From what I have seen of the plan for electric cars – it would appear that we’re supposed to plug them in at night, when there is less demand on the grid. What most people don’t understand is that the grid has base load and peaking load. Base load is going to be your nuclear and most hydro plants – they run full throttle all the time. A lot of your coal plants (and even some BWR nuclear plants) are configured so that their main turbines follow grid demand – so during certain points of the day they run full throttle and during certain points they hardly put out any electricity. Wind and solar just put stuff on the grid, displacing the peaking supply (read: throttling down the coal plants). There is never more electricity on the grid than is needed at any point in time – the opposite can not be said. From what I can tell though, the “plug your car in at night” crowd seems to equate “less demand on the grid” with “surplus electricity”. There is NEVER surplus electricity on the grid, and it all comes at a cost. So, that coal plant that never needed to run during the night, is going to need another ½ mile long coal train to feed the electric/hybrid cars that charge at night.
That’s a pretty good summation, but there are a few more issues.
Charging cars off-peak actually reduces electric rates for everyone. Using base-load on a more flat basis allows for greater utilization of capital assets, thus bringing down average cost and rates. Some of our industrial groups that like low rates are clamoring for utilities to help create off-peak load. It is not about “surplus electricity” but rather about “surplus capacity.”
Adding a rail-car or two of coal for vehicle use is preferable to adding another oil tanker or two. Emissions are lower when using electricity for vehicle travel. The domestic energy balance gets better. And costs are better.
As for P-Tex scaring people about making a rapid transition to electric, make sure you recognize that a tiny percentage will make that shift every year. It is not like we are going to make a transition of such magnitude over night, or even over a decade or two. It is a process where we get better incrementally.
If we wanted to get back to the OP discussion, another example might be where my wife chose to get a specialized license plate that supports her favorite cause. At some point, the Governor decided there was a budget problem and commandeered the money to be used for education. Now, education is fine, but she donated that money for a different reason. Just because she didn’t want her donation to be shifted to education doesn’t mean she doesn’t support education. Rather, it means that she wanted the money to go toward the intended purpose.
That’s a pretty good summation, but there are a few more issues.
Charging cars off-peak actually reduces electric rates for everyone. Using base-load on a more flat basis allows for greater utilization of capital assets, thus bringing down average cost and rates. Some of our industrial groups that like low rates are clamoring for utilities to help create off-peak load. It is not about “surplus electricity” but rather about “surplus capacity.”

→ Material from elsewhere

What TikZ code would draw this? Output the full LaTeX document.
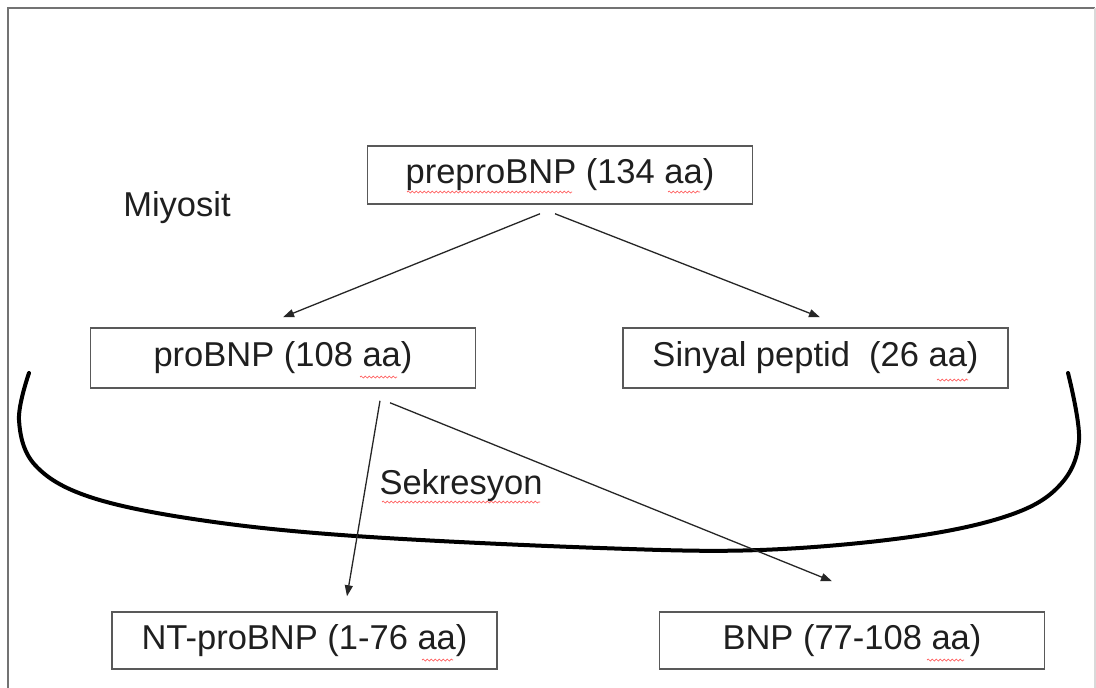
\documentclass[tikz,border=0pt]{standalone}
\usepackage{fontspec}
\setmainfont{Liberation Sans}
\usetikzlibrary{arrows.meta,decorations.pathmorphing}
\begin{document}
\begin{tikzpicture}[x=1pt,y=-1pt,
  txt/.style={text=black!88,font=\fontsize{34.5}{40}\selectfont,inner sep=0pt},
  box/.style={txt,draw=black!65,line width=1.5pt,fill=white,minimum width=385pt,minimum height=58pt},
  arr/.style={-{Triangle[length=11pt,width=8pt]},line width=1.3pt,draw=black!85},
  squig/.style={draw=red!65,line width=0.7pt,decorate,decoration={snake,amplitude=1pt,segment length=4pt}}]
\useasboundingbox (0,0) rectangle (1096,688);
\fill[white] (0,0) rectangle (1096,688);
% frame
\draw[black!55,line width=2.5pt] (8,688) -- (8,8) -- (1095,8);
\draw[black!15,line width=1.5pt] (1095,8) -- (1095,688);
% membrane curve
\draw[line width=4pt,line cap=round] plot[smooth,tension=0.6] coordinates
  {(29,373) (19,420) (35,465) (90,497) (200,520) (355,536) (600,548) (760,550) (910,537) (1010,515) (1060,485) (1079,440) (1068,373)};
% nodes
\node[box] (pre) at (560,175) {preproBNP (134 aa)};
\node[box,minimum height=60pt] (pro) at (283,358) {proBNP (108 aa)};
\node[box,minimum height=60pt] (sin) at (815.5,358) {Sinyal peptid\ \ (26 aa)};
\node[box,minimum height=57pt] (nt) at (304.5,640.5) {NT-proBNP (1-76 aa)};
\node[box,minimum height=57pt] (bnp) at (852,640.5) {BNP (77-108 aa)};
\node[txt] (miy) at (177,208) {Miyosit};
\node[txt] (sek) at (461,486) {Sekresyon};
% arrows
\draw[arr] ([xshift=-20pt,yshift=-9pt]pre.south) -- ([yshift=10pt]pro.north);
\draw[arr] ([xshift=-5pt,yshift=-9pt]pre.south) -- ([xshift=4.5pt,yshift=10pt]sin.north);
\draw[arr] ([xshift=97pt,yshift=-12pt]pro.south) -- ([xshift=42.5pt,yshift=15pt]nt.north);
\draw[arr] ([xshift=107pt,yshift=-14pt]pro.south) -- ([xshift=-20pt,yshift=30pt]bnp.north);
% spell-check marks
\draw[squig] (407,192) -- (572,192);
\draw[squig] (668,192) -- (700,192);
\draw[squig] (360,377) -- (397,377);
\draw[squig] (937,380) -- (968,380);
\draw[squig] (422,660) -- (453,660);
\draw[squig] (927,660) -- (964,660);
\draw[squig] (382,502) -- (540,502);
\end{tikzpicture}
\end{document}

Adding a rail-car or two of coal for vehicle use is preferable to adding another oil tanker or two. Emissions are lower when using electricity for vehicle travel. The domestic energy balance gets better. And costs are better. I think your comparison is noble, but the BTU’s contained in “a couple of rail cars” vs. a tanker is nowhere near equal. Also, emissions out of an electric vehicle are lower than out of an internal combustion vehicle, but a coal fired power plant is - at best - 40% thermally efficient. Most internal combustion engines are in the low to mid 30’s, when you factor in electrical losses due to transmission distances and transformers, I believe it is probably a wash.
As for P-Tex scaring people about making a rapid transition to electric, make sure you recognize that a tiny percentage will make that shift every year. It is not like we are going to make a transition of such magnitude over night, or even over a decade or two. It is a process where we get better incrementally. I agree, but I think that once enough people make the leap over to electric cars and “create a demand” for off peak electricity, that off peak is going to start going for a rate very similar to peak rates. That’s just economics - if I’ve got something that people want all of the sudden, I’m going to charge more for it.
**If we wanted to get back to the OP discussion, another example might be where my wife chose to get a specialized license plate that supports her favorite cause. At some point, the Governor decided there was a budget problem and commandeered the money to be used for education. Now, education is fine, but she donated that money for a different reason. Just because she didn’t want her donation to be shifted to education doesn’t mean she doesn’t support education. Rather, it means that she wanted the money to go toward the intended purpose. ** **** I agree, they should contact the former land owner and try to get permission/change the stipulation on the donation.
compact, a couple of things. you can’t touch a 800 MW nuclear plant for anything in the neighborhood of $2 billion. They are 2-3x that. We are going through permitting a few now and the cost estimates are shocking. Also you don’t just throttle up and down coal plants, if you try they run amazingly ineficient and the costs per btu becomes cost prohibitive. they are meant to be on for large chunks of time and then turned off and maintained for large periods of time and then fired back up over 8-12 hours. That is why in almost all of your energy markets ERCOT, PJM, CALISO, NYISO, NEPOOL, etc. the fuel source on the margin is natural gas. Also many of your peaker plants and CC gas plants have the ability to be started quickly and are more responses to changes in demand. So most nuclear and coal facilities are running 24x7 when online and are not just hanging idle and can be juiced up on a whim hence the classification of baseload capacity. If we had a increase in demand over time for nighttime off peak power it would initially be met by incremental gas burning facilities and then over time as the dispatch curve shifted and smoothed out lower marginal cost facilities (nuke and coal) would be built.
I agree, but when Com-Ed built 12 nuke plants in IL, 6 were PWR’s for base load and 6 were BWR’s for load following - the jet pumps can throttle much more quickly than the boration requirements of a PWR.
I got my $ figure for the nuke units based on the fact that the places I have heard that are applying for dual unit AP1000’s are calling for 6 - 8 bn, which is 3 - 4 per unit, not too far off your $2bn price tag. Of course my numbers could be off, the state I live in refuses to allow any new units.